■ **WHAT YOU NEED TO DO**: Write out each line exactly as given. Leave the pictures out of your copy.

■ **DATA EXCERPT**:
================

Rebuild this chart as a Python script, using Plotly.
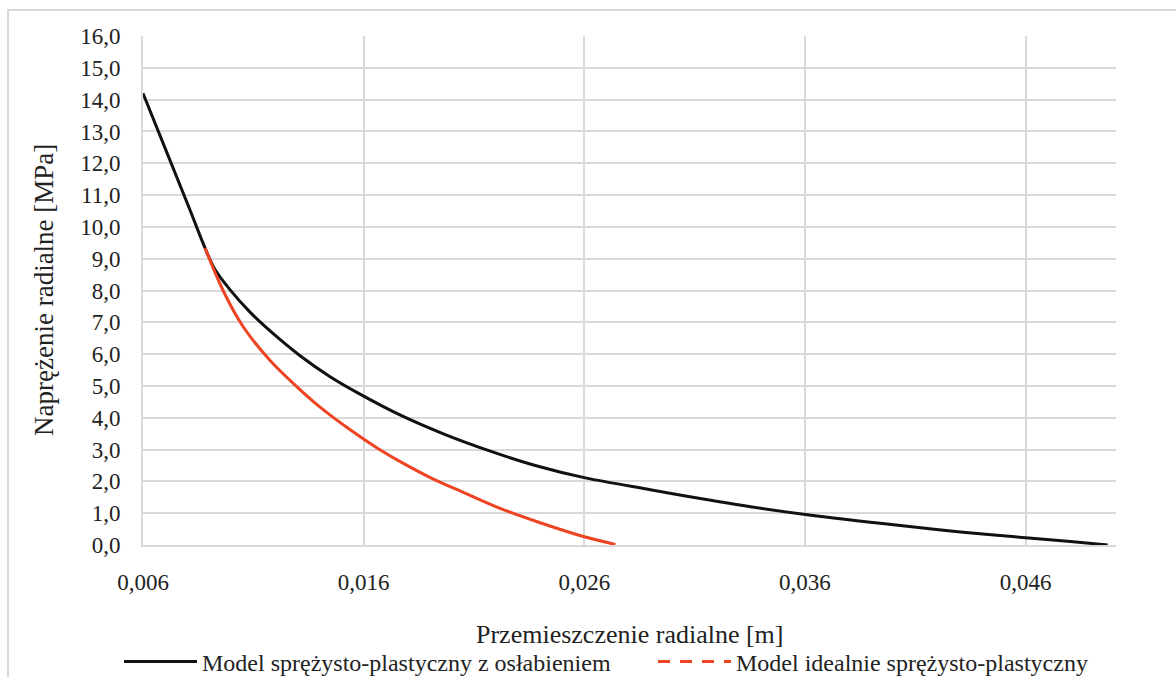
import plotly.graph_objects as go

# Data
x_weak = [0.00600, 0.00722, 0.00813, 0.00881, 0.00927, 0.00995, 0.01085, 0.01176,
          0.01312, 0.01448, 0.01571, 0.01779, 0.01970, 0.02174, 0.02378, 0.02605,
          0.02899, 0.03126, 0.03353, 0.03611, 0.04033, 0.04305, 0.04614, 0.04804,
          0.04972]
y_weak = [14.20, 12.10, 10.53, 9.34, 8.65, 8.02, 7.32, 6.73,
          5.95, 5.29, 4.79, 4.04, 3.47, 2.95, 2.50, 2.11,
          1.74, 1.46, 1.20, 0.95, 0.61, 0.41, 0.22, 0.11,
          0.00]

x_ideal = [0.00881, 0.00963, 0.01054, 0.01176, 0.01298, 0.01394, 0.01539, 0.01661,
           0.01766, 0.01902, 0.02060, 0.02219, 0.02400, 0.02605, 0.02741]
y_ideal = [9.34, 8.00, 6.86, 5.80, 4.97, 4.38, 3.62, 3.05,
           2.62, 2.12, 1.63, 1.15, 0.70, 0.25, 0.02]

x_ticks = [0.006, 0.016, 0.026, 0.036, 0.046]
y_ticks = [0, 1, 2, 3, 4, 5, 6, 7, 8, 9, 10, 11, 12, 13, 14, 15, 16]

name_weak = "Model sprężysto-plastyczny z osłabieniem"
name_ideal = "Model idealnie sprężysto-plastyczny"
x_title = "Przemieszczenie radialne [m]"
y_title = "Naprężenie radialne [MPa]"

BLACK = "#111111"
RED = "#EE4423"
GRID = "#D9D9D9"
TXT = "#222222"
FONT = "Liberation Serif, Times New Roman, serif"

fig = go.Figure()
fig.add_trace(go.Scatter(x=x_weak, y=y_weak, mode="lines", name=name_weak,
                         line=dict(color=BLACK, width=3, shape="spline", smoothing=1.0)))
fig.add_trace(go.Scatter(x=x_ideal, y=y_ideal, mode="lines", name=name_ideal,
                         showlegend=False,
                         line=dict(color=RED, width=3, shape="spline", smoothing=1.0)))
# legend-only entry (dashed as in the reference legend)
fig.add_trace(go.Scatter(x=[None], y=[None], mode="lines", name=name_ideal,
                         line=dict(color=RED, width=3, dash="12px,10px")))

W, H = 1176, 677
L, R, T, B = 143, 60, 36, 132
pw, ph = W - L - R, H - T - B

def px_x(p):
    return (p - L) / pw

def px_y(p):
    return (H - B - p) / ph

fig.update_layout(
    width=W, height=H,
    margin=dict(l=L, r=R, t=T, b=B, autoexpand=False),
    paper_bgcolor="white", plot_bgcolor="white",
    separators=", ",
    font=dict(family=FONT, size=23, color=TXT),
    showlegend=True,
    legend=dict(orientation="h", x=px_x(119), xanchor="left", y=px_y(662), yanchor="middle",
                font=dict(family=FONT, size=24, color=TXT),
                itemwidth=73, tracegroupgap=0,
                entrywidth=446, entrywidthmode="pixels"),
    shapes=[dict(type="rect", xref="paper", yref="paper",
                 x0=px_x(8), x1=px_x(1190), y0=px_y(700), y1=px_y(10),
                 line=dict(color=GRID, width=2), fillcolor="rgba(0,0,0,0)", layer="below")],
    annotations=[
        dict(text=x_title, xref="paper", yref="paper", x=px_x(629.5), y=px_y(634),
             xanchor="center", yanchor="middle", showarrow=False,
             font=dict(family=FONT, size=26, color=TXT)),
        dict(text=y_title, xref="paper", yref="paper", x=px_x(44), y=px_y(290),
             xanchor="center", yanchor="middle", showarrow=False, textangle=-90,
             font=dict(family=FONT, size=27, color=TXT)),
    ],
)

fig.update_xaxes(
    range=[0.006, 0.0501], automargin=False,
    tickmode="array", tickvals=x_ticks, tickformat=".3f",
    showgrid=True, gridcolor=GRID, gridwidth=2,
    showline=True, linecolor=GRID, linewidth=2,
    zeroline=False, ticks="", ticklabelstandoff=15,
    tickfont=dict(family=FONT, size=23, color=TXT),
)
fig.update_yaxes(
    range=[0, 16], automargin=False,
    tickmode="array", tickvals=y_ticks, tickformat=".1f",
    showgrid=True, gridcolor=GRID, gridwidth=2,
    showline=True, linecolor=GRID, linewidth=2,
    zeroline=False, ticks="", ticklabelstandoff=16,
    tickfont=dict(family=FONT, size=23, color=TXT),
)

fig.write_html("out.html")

================

■ **TASK ANSWER**:
Rebuild this chart as a Python script, using Plotly.
import plotly.graph_objects as go

# Data
x_weak = [0.00600, 0.00722, 0.00813, 0.00881, 0.00927, 0.00995, 0.01085, 0.01176,
          0.01312, 0.01448, 0.01571, 0.01779, 0.01970, 0.02174, 0.02378, 0.02605,
          0.02899, 0.03126, 0.03353, 0.03611, 0.04033, 0.04305, 0.04614, 0.04804,
          0.04972]
y_weak = [14.20, 12.10, 10.53, 9.34, 8.65, 8.02, 7.32, 6.73,
          5.95, 5.29, 4.79, 4.04, 3.47, 2.95, 2.50, 2.11,
          1.74, 1.46, 1.20, 0.95, 0.61, 0.41, 0.22, 0.11,
          0.00]

x_ideal = [0.00881, 0.00963, 0.01054, 0.01176, 0.01298, 0.01394, 0.01539, 0.01661,
           0.01766, 0.01902, 0.02060, 0.02219, 0.02400, 0.02605, 0.02741]
y_ideal = [9.34, 8.00, 6.86, 5.80, 4.97, 4.38, 3.62, 3.05,
           2.62, 2.12, 1.63, 1.15, 0.70, 0.25, 0.02]

x_ticks = [0.006, 0.016, 0.026, 0.036, 0.046]
y_ticks = [0, 1, 2, 3, 4, 5, 6, 7, 8, 9, 10, 11, 12, 13, 14, 15, 16]

name_weak = "Model sprężysto-plastyczny z osłabieniem"
name_ideal = "Model idealnie sprężysto-plastyczny"
x_title = "Przemieszczenie radialne [m]"
y_title = "Naprężenie radialne [MPa]"

BLACK = "#111111"
RED = "#EE4423"
GRID = "#D9D9D9"
TXT = "#222222"
FONT = "Liberation Serif, Times New Roman, serif"

fig = go.Figure()
fig.add_trace(go.Scatter(x=x_weak, y=y_weak, mode="lines", name=name_weak,
                         line=dict(color=BLACK, width=3, shape="spline", smoothing=1.0)))
fig.add_trace(go.Scatter(x=x_ideal, y=y_ideal, mode="lines", name=name_ideal,
                         showlegend=False,
                         line=dict(color=RED, width=3, shape="spline", smoothing=1.0)))
# legend-only entry (dashed as in the reference legend)
fig.add_trace(go.Scatter(x=[None], y=[None], mode="lines", name=name_ideal,
                         line=dict(color=RED, width=3, dash="12px,10px")))

W, H = 1176, 677
L, R, T, B = 143, 60, 36, 132
pw, ph = W - L - R, H - T - B

def px_x(p):
    return (p - L) / pw

def px_y(p):
    return (H - B - p) / ph

fig.update_layout(
    width=W, height=H,
    margin=dict(l=L, r=R, t=T, b=B, autoexpand=False),
    paper_bgcolor="white", plot_bgcolor="white",
    separators=", ",
    font=dict(family=FONT, size=23, color=TXT),
    showlegend=True,
    legend=dict(orientation="h", x=px_x(119), xanchor="left", y=px_y(662), yanchor="middle",
                font=dict(family=FONT, size=24, color=TXT),
                itemwidth=73, tracegroupgap=0,
                entrywidth=446, entrywidthmode="pixels"),
    shapes=[dict(type="rect", xref="paper", yref="paper",
                 x0=px_x(8), x1=px_x(1190), y0=px_y(700), y1=px_y(10),
                 line=dict(color=GRID, width=2), fillcolor="rgba(0,0,0,0)", layer="below")],
    annotations=[
        dict(text=x_title, xref="paper", yref="paper", x=px_x(629.5), y=px_y(634),
             xanchor="center", yanchor="middle", showarrow=False,
             font=dict(family=FONT, size=26, color=TXT)),
        dict(text=y_title, xref="paper", yref="paper", x=px_x(44), y=px_y(290),
             xanchor="center", yanchor="middle", showarrow=False, textangle=-90,
             font=dict(family=FONT, size=27, color=TXT)),
    ],
)

fig.update_xaxes(
    range=[0.006, 0.0501], automargin=False,
    tickmode="array", tickvals=x_ticks, tickformat=".3f",
    showgrid=True, gridcolor=GRID, gridwidth=2,
    showline=True, linecolor=GRID, linewidth=2,
    zeroline=False, ticks="", ticklabelstandoff=15,
    tickfont=dict(family=FONT, size=23, color=TXT),
)
fig.update_yaxes(
    range=[0, 16], automargin=False,
    tickmode="array", tickvals=y_ticks, tickformat=".1f",
    showgrid=True, gridcolor=GRID, gridwidth=2,
    showline=True, linecolor=GRID, linewidth=2,
    zeroline=False, ticks="", ticklabelstandoff=16,
    tickfont=dict(family=FONT, size=23, color=TXT),
)

fig.write_html("out.html")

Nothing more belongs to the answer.